THE PROBLEM: Faithfully return all lines, omitting every embedded picture.

SOURCE MATERIAL:
────────

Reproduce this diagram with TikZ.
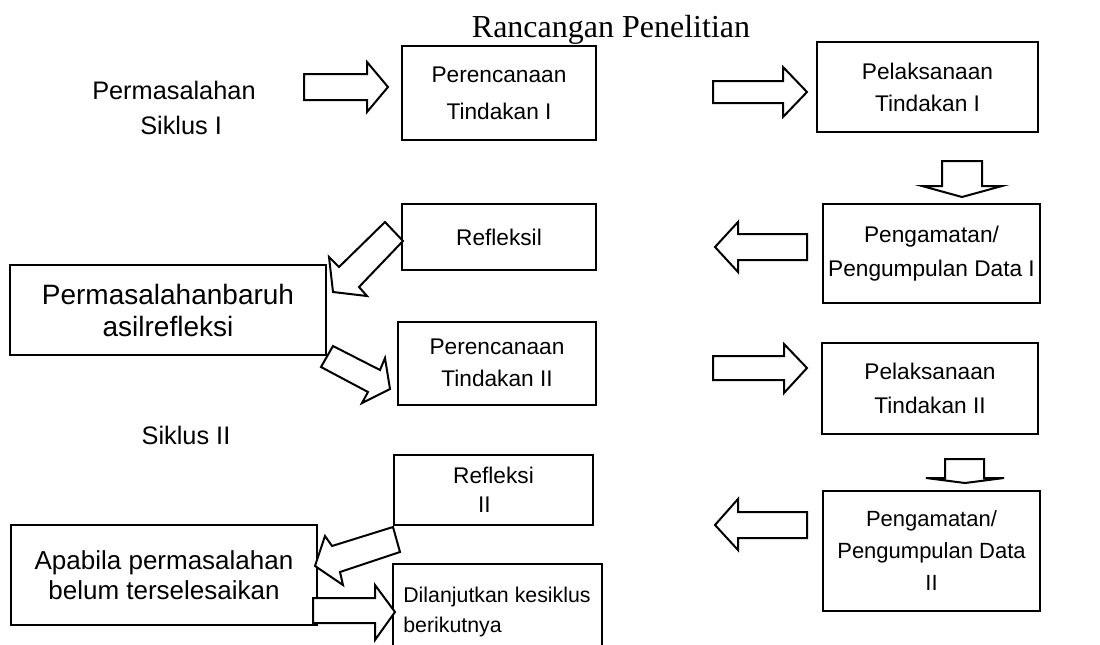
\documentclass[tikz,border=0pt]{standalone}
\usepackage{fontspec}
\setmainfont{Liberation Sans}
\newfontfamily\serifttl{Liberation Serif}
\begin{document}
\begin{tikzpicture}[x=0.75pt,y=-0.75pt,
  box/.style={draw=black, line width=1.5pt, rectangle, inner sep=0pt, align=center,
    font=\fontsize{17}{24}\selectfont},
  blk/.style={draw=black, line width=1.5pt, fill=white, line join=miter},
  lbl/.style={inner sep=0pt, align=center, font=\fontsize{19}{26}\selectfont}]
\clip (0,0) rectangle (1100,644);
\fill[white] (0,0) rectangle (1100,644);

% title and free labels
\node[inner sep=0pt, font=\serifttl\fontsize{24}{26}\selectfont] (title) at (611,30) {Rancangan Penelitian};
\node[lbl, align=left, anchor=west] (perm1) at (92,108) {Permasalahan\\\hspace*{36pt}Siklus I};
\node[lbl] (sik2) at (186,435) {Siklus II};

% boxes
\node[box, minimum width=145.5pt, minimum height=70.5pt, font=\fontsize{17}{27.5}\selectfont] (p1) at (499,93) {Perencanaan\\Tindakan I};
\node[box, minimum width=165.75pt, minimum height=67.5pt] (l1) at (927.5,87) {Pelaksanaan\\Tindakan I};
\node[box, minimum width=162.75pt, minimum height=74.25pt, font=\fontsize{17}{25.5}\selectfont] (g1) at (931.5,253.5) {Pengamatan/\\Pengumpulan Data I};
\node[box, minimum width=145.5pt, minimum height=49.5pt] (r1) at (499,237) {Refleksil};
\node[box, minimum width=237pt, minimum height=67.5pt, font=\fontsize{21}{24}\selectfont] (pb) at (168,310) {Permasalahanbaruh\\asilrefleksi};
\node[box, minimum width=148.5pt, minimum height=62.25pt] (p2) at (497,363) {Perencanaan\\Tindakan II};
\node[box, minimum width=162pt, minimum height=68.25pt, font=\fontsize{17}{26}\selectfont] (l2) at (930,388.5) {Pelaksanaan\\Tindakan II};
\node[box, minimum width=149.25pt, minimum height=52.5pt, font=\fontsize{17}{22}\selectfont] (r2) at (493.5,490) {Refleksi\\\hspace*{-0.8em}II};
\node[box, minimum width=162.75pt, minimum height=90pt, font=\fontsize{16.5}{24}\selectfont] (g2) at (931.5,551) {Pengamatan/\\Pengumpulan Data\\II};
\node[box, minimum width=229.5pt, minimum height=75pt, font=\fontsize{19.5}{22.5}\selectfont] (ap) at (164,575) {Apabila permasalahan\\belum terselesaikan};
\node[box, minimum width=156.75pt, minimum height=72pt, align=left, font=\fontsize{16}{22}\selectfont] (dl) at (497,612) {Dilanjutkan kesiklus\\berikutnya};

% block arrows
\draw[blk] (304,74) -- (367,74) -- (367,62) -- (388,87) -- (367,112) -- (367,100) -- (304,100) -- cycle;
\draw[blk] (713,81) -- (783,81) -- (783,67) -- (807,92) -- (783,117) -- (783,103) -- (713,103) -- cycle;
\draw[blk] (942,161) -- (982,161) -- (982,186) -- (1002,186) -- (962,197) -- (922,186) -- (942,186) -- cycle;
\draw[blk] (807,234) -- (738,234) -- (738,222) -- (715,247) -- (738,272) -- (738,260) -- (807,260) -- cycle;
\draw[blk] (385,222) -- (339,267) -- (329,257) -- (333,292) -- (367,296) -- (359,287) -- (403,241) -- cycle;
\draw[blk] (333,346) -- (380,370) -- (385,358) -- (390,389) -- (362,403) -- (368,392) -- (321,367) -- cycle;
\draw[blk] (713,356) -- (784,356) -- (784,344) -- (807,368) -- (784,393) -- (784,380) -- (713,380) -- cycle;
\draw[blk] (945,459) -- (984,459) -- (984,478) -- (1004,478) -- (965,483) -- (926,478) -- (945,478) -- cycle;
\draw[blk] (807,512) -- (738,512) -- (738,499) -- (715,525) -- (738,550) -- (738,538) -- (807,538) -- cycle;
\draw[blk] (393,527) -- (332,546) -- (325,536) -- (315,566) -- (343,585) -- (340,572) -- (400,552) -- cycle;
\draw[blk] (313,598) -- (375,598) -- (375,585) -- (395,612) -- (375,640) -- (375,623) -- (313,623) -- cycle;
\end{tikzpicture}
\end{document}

────────

RESULT OF THIS TASK:
Reproduce this diagram with TikZ.
\documentclass[tikz,border=0pt]{standalone}
\usepackage{fontspec}
\setmainfont{Liberation Sans}
\newfontfamily\serifttl{Liberation Serif}
\begin{document}
\begin{tikzpicture}[x=0.75pt,y=-0.75pt,
  box/.style={draw=black, line width=1.5pt, rectangle, inner sep=0pt, align=center,
    font=\fontsize{17}{24}\selectfont},
  blk/.style={draw=black, line width=1.5pt, fill=white, line join=miter},
  lbl/.style={inner sep=0pt, align=center, font=\fontsize{19}{26}\selectfont}]
\clip (0,0) rectangle (1100,644);
\fill[white] (0,0) rectangle (1100,644);

% title and free labels
\node[inner sep=0pt, font=\serifttl\fontsize{24}{26}\selectfont] (title) at (611,30) {Rancangan Penelitian};
\node[lbl, align=left, anchor=west] (perm1) at (92,108) {Permasalahan\\\hspace*{36pt}Siklus I};
\node[lbl] (sik2) at (186,435) {Siklus II};

% boxes
\node[box, minimum width=145.5pt, minimum height=70.5pt, font=\fontsize{17}{27.5}\selectfont] (p1) at (499,93) {Perencanaan\\Tindakan I};
\node[box, minimum width=165.75pt, minimum height=67.5pt] (l1) at (927.5,87) {Pelaksanaan\\Tindakan I};
\node[box, minimum width=162.75pt, minimum height=74.25pt, font=\fontsize{17}{25.5}\selectfont] (g1) at (931.5,253.5) {Pengamatan/\\Pengumpulan Data I};
\node[box, minimum width=145.5pt, minimum height=49.5pt] (r1) at (499,237) {Refleksil};
\node[box, minimum width=237pt, minimum height=67.5pt, font=\fontsize{21}{24}\selectfont] (pb) at (168,310) {Permasalahanbaruh\\asilrefleksi};
\node[box, minimum width=148.5pt, minimum height=62.25pt] (p2) at (497,363) {Perencanaan\\Tindakan II};
\node[box, minimum width=162pt, minimum height=68.25pt, font=\fontsize{17}{26}\selectfont] (l2) at (930,388.5) {Pelaksanaan\\Tindakan II};
\node[box, minimum width=149.25pt, minimum height=52.5pt, font=\fontsize{17}{22}\selectfont] (r2) at (493.5,490) {Refleksi\\\hspace*{-0.8em}II};
\node[box, minimum width=162.75pt, minimum height=90pt, font=\fontsize{16.5}{24}\selectfont] (g2) at (931.5,551) {Pengamatan/\\Pengumpulan Data\\II};
\node[box, minimum width=229.5pt, minimum height=75pt, font=\fontsize{19.5}{22.5}\selectfont] (ap) at (164,575) {Apabila permasalahan\\belum terselesaikan};
\node[box, minimum width=156.75pt, minimum height=72pt, align=left, font=\fontsize{16}{22}\selectfont] (dl) at (497,612) {Dilanjutkan kesiklus\\berikutnya};

% block arrows
\draw[blk] (304,74) -- (367,74) -- (367,62) -- (388,87) -- (367,112) -- (367,100) -- (304,100) -- cycle;
\draw[blk] (713,81) -- (783,81) -- (783,67) -- (807,92) -- (783,117) -- (783,103) -- (713,103) -- cycle;
\draw[blk] (942,161) -- (982,161) -- (982,186) -- (1002,186) -- (962,197) -- (922,186) -- (942,186) -- cycle;
\draw[blk] (807,234) -- (738,234) -- (738,222) -- (715,247) -- (738,272) -- (738,260) -- (807,260) -- cycle;
\draw[blk] (385,222) -- (339,267) -- (329,257) -- (333,292) -- (367,296) -- (359,287) -- (403,241) -- cycle;
\draw[blk] (333,346) -- (380,370) -- (385,358) -- (390,389) -- (362,403) -- (368,392) -- (321,367) -- cycle;
\draw[blk] (713,356) -- (784,356) -- (784,344) -- (807,368) -- (784,393) -- (784,380) -- (713,380) -- cycle;
\draw[blk] (945,459) -- (984,459) -- (984,478) -- (1004,478) -- (965,483) -- (926,478) -- (945,478) -- cycle;
\draw[blk] (807,512) -- (738,512) -- (738,499) -- (715,525) -- (738,550) -- (738,538) -- (807,538) -- cycle;
\draw[blk] (393,527) -- (332,546) -- (325,536) -- (315,566) -- (343,585) -- (340,572) -- (400,552) -- cycle;
\draw[blk] (313,598) -- (375,598) -- (375,585) -- (395,612) -- (375,640) -- (375,623) -- (313,623) -- cycle;
\end{tikzpicture}
\end{document}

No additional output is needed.